Microposts
I love Star Trek: Discovery, but the latest episode, ‘Project Daedalus,’ was infuriating, because they didn’t use an obvious and well-established feature of the programme to get out of a fatal situation.
Finally, some good might come of the Brexit fiasco:
From a senior Tory: “Feels like the last rites of the Tory party”. Slightly overstating perhaps. But captures the mood
— Robert Peston (@Peston) 12 March 2019
Realistically, of course, they’ll cling on at all costs. But “the last rites of the Tory party” is such a pleasant thought.
I hadn’t even seen this story about Morrissey and his politics and collaborators when I made my last post. But I’m baffled by this quote:
Representatives for Lydia Night of California band the Regrettes offered no comment, but the 18-year-old told punk magazine Kerrang!: “I’ve grown up loving the Smiths – my cat’s name is Morrissey!”
Emphasis mine. When I were a lad — and, indeed, when it was launched — Kerrang! was a heavy metal magazine. A flagship of one of the enemy camps in the Punk Wars. Has it really changed, or is The Guardian just misinformed?

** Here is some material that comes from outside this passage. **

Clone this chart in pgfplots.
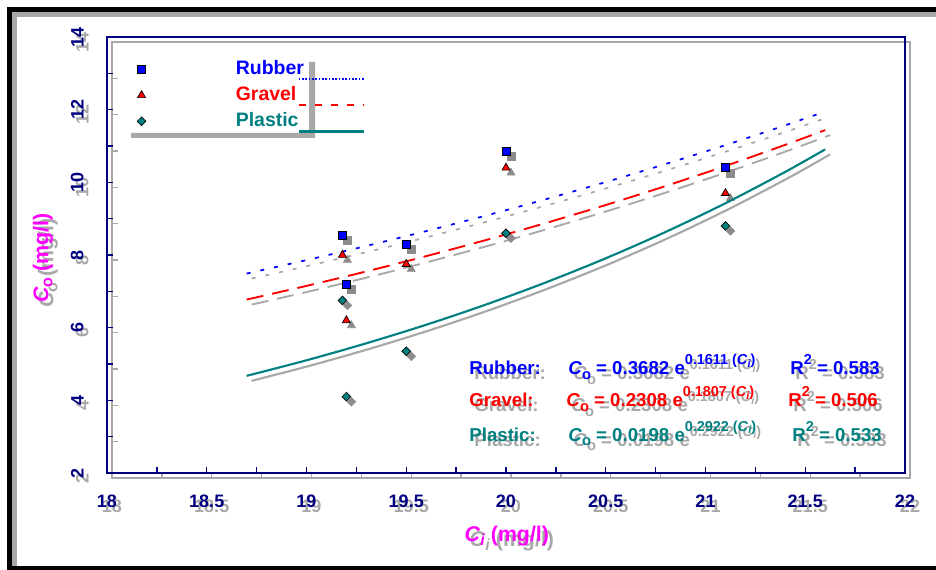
\documentclass[border=0pt]{standalone}
\usepackage{pgfplots}
\pgfplotsset{compat=1.18}
\usepackage{pgfplotstable}
\usepackage{fontspec}
\setmainfont{Liberation Sans}
\definecolor{navy}{RGB}{0,0,128}
\definecolor{tealc}{RGB}{0,128,128}
\definecolor{magc}{RGB}{255,0,255}
\definecolor{bluec}{RGB}{0,0,255}
\definecolor{redc}{RGB}{255,0,0}
\definecolor{shad}{RGB}{168,168,168}
\definecolor{shadm}{RGB}{140,140,140}

\pgfplotstableread{
x y
19.18 8.55
19.20 7.20
19.50 8.30
20.00 10.85
21.10 10.40
}\rubber
\pgfplotstableread{
x y
19.18 8.00
19.20 6.20
19.50 7.75
20.00 10.40
21.10 9.70
}\gravel
\pgfplotstableread{
x y
19.18 6.75
19.20 4.10
19.50 5.35
20.00 8.60
21.10 8.80
}\plastic
\pgfplotstableread{
x r g p
18.7 7.489 6.773 4.674
19.0 7.860 7.150 5.102
19.3 8.249 7.548 5.570
19.6 8.658 7.969 6.080
19.9 9.086 8.413 6.637
20.2 9.536 8.881 7.246
20.5 10.008 9.376 7.909
20.8 10.504 9.898 8.634
21.1 11.024 10.450 9.425
21.4 11.570 11.032 10.288
21.6 11.949 11.438 10.908
}\fits

\newcommand\eqf{\bfseries\fontsize{14}{16}\selectfont}
\newcommand\sups[1]{\raisebox{7.5pt}{\fontsize{10.8}{12}\selectfont #1}}
\newcommand\subo[1]{\raisebox{-3.5pt}{\fontsize{11}{12}\selectfont #1}}
\newcommand\ci{\textit{C}\raisebox{-2pt}{\fontsize{8}{9}\selectfont\textit{i}}}
\newcommand\lblf{\bfseries\fontsize{16}{18}\selectfont}
\newcommand\eqnodes[3]{%
 \node[anchor=base west, text=#1, font=\eqf, inner sep=0pt] at (axis cs:19.815,4.70) {Rubber:};
 \node[anchor=base west, text=#1, font=\eqf, inner sep=0pt] at (axis cs:20.311,4.70) {\textit{C}\subo{o} = 0.3682 e\sups{0.1611 (\ci)}};
 \node[anchor=base west, text=#1, font=\eqf, inner sep=0pt] at (axis cs:21.424,4.70) {R\sups{2} = 0.583};
 \node[anchor=base west, text=#2, font=\eqf, inner sep=0pt] at (axis cs:19.815,3.82) {Gravel:};
 \node[anchor=base west, text=#2, font=\eqf, inner sep=0pt] at (axis cs:20.301,3.82) {\textit{C}\subo{o} = 0.2308 e\sups{0.1807 (\ci)}};
 \node[anchor=base west, text=#2, font=\eqf, inner sep=0pt] at (axis cs:21.414,3.82) {R\sups{2} = 0.506};
 \node[anchor=base west, text=#3, font=\eqf, inner sep=0pt] at (axis cs:19.815,2.88) {Plastic:};
 \node[anchor=base west, text=#3, font=\eqf, inner sep=0pt] at (axis cs:20.311,2.88) {\textit{C}\subo{o} = 0.0198 e\sups{0.2922 (\ci)}};
 \node[anchor=base west, text=#3, font=\eqf, inner sep=0pt] at (axis cs:21.434,2.88) {R\sups{2} = 0.533};
}

\pgfplotsset{
 base/.style={
  scale only axis, width=598.5pt, height=327pt, anchor=south west,
  xmin=18, xmax=22, ymin=2, ymax=14,
  xtick={18,18.5,...,22}, ytick={2,4,...,14},
  minor x tick num=1, minor y tick num=1,
  tick align=inside, tick pos=left,
  major tick length=4.5pt, minor tick length=4.5pt,
  axis line style={line width=1.6pt},
  every tick/.style={line width=1.1pt},
  /pgf/number format/assume math mode=true,
  ticklabel style={font=\bfseries\fontsize{13.5}{16}\selectfont},
  xticklabel style={yshift=-13pt},
  yticklabel style={rotate=90, anchor=south, yshift=14pt},
  xlabel={\textit{C}\raisebox{-3pt}{\fontsize{12}{13}\selectfont\textit{i}} (mg/l)},
  ylabel={\textit{C}\raisebox{-3pt}{\fontsize{12}{13}\selectfont o} (mg/l)},
  every axis x label/.style={at={(axis description cs:0.501,-0.1445)}, anchor=center, font=\lblf},
  every axis y label/.style={at={(axis description cs:-0.0802,0.493)}, anchor=center, rotate=90, font=\lblf},
 },
 legrub/.style={legend image code/.code={
    \draw[mark=square*, mark size=3pt, mark options={fill=bluec, draw=black, line width=0.5pt}, only marks] plot coordinates {(0pt,0pt)};
    \path (-4.5pt,0pt) (70.5pt,0pt);
    \draw[overlay, bluec, line width=1.2pt, dash pattern=on 1.3pt off 1.2pt] (117.75pt,-7.5pt) -- (166.5pt,-7.5pt);
  }},
 leggra/.style={legend image code/.code={
    \draw[mark=triangle*, mark size=3.5pt, mark options={fill=redc, draw=black, line width=0.5pt}, only marks] plot coordinates {(0pt,0pt)};
    \path (-4.5pt,0pt) (70.5pt,0pt);
    \draw[overlay, redc, line width=1.4pt, dash pattern=on 5.25pt off 6.75pt] (117.75pt,-7.5pt) -- (166.5pt,-7.5pt);
  }},
 legpla/.style={legend image code/.code={
    \draw[mark=square*, mark size=2.3pt, mark options={rotate=45, fill=tealc, draw=black, line width=0.5pt}, only marks] plot coordinates {(0pt,0pt)};
    \path (-4.5pt,0pt) (70.5pt,0pt);
    \draw[overlay, tealc, line width=2.2pt] (117.75pt,-7.5pt) -- (166.5pt,-7.5pt);
  }},
}

\begin{document}
\begin{tikzpicture}[x=0.75pt,y=0.75pt]
\useasboundingbox (0,0) rectangle (936,569);
% outer frame
\draw[shad, line width=3.3pt] (936,554.6) -- (14.5,554.6) -- (14.5,0);
\draw[line width=3.75pt] (940,559.3) -- (9.8,559.3) -- (9.8,0.5) -- (940,0.5);

% shadow axis
\begin{axis}[base, at={(84pt,68.25pt)},
  axis line style={shad}, every tick/.append style={shad},
  ticklabel style={text=shad},
  every axis x label/.append style={text=shad}, every axis y label/.append style={text=shad}]
\addplot[forget plot, shad, line width=1.3pt, dash pattern=on 3pt off 7.5pt, smooth] table[x=x,y=r] {\fits};
\addplot[forget plot, shad, line width=1.4pt, dash pattern=on 12.75pt off 6.75pt, smooth] table[x=x,y=g] {\fits};
\addplot[forget plot, shad, line width=1.6pt, smooth] table[x=x,y=p] {\fits};
\addplot[only marks, mark=square*, mark size=3pt, mark options={fill=shadm, draw=shadm}] table {\rubber};
\addplot[only marks, mark=triangle*, mark size=3.5pt, mark options={fill=shadm, draw=shadm}] table {\gravel};
\addplot[only marks, mark=square*, mark size=2.3pt, mark options={rotate=45, fill=shadm, draw=shadm}] table {\plastic};
\eqnodes{shad}{shad}{shad}
\end{axis}

% legend shadow
\fill[shad] (309,507) -- (315,507) -- (315,431) -- (131,431) -- (131,436) -- (309,436) -- cycle;

% main axis
\begin{axis}[base, at={(80.25pt,72pt)},
  axis line style={navy}, every tick/.append style={navy},
  ticklabel style={text=navy},
  every axis x label/.append style={text=magc}, every axis y label/.append style={text=magc},
  legend style={at={(0.0351,0.948)}, anchor=north west, draw=none, fill=none, inner sep=0pt,
    row sep=5.5pt, nodes={inner sep=0pt, text height=11pt, text depth=3pt, font=\bfseries\fontsize{14.6}{16}\selectfont}},
  legend cell align=left]
\addplot[forget plot, bluec, line width=1.3pt, dash pattern=on 3pt off 7.5pt, smooth] table[x=x,y=r] {\fits};
\addplot[forget plot, redc, line width=1.4pt, dash pattern=on 12.75pt off 6.75pt, smooth] table[x=x,y=g] {\fits};
\addplot[forget plot, tealc, line width=1.6pt, smooth] table[x=x,y=p] {\fits};
\addplot[only marks, mark=square*, mark size=3pt, mark options={fill=bluec, draw=black, line width=0.5pt}, legrub] table {\rubber};
\addlegendentry[text=bluec]{Rubber}
\addplot[only marks, mark=triangle*, mark size=3.5pt, mark options={fill=redc, draw=black, line width=0.5pt}, leggra] table {\gravel};
\addlegendentry[text=redc]{Gravel}
\addplot[only marks, mark=square*, mark size=2.3pt, mark options={rotate=45, fill=tealc, draw=black, line width=0.5pt}, legpla] table {\plastic};
\addlegendentry[text=tealc]{Plastic}
\eqnodes{bluec}{redc}{tealc}
\end{axis}
\end{tikzpicture}
\end{document}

Or maybe the lines are more blurred than ever before, so it doesn’t really matter.
“’80s Indie Essentials,” from Apple Music. Really good, and has several things I didn’t know, as well as much I did. Perhaps too much Smiths, especially with Morrissey’s fall from grace, but they did make some good records.
Brexiters think the BBC is anti-brexit. Remainers think the BBC is pro-Brexit. Does that mean it’s really getting it right and keeping balanced? Inspired by this tweet:
Hilarious that anyone could think #r4today was anti-Brexit https://t.co/uWRv9nnu2J
— Jane #CheckBrexit #MakeItStop (@localnotail) February 7, 2019
which indirectly links to this report about Radio 4 losing listeners. Speaking from personal experience I’d say its listeners are not going to “commercial rivals” so much as to podcasts. But I’m only one data point.
Look at the picture at the bottom of this article. Trump seems to have started creating an army of cloned bald-headed men to build the wall for him!
Luckily The Fall wrote a song about it years ago.
When I was writing that last post I was confused because I couldn’t copy text from the article I was linking to.
Clicking and moving my mouse across the text did nothing: there was no indication that I had selected anything. Similarly, double-clicking on a single word didn’t select it.
Eventually I saved the article to Instapaper, and copied from there
After initially posting it, I noticed that the URL contained the string “amphtml”. I removed the amphtml/, and the page worked normally.
AMP is Google’s “accelerated mobile pages,” a way for them to control URLs instead of the owners controlling them. At least, that’s how it appeared at first. Clearly that can’t be the case for a page like this that’s purely at the Washington Post’s own site.
But it’s a bloody annoying state of affairs, and makes for a very bad web citizen.
“I’ll try for something closer to daily in 2019,” he says, and then misses day 2. Oh well.
I knew going In to the West End on the Saturday before Christmas was crazy. But first I couldn’t get on to the Piccadilly Line platform. And then, they’re queueing outside the Lego shop!
(Actually things aren’t too crowded so far.)

Today I learned that Nick Cave has a newsletter. I insta-subscribed, obviously, as you can do, and read the archive.
This is more contempt of parliament.
It’s bullshit. Delaying the vote is just a ploy to leave less time to organise a second referendum. May is finished anyway, and her reputation as worst PM ever is assured. She should just finish it.
All the congratulations to NASA for another successful landing on Mars. Good to know humanity can still do great things.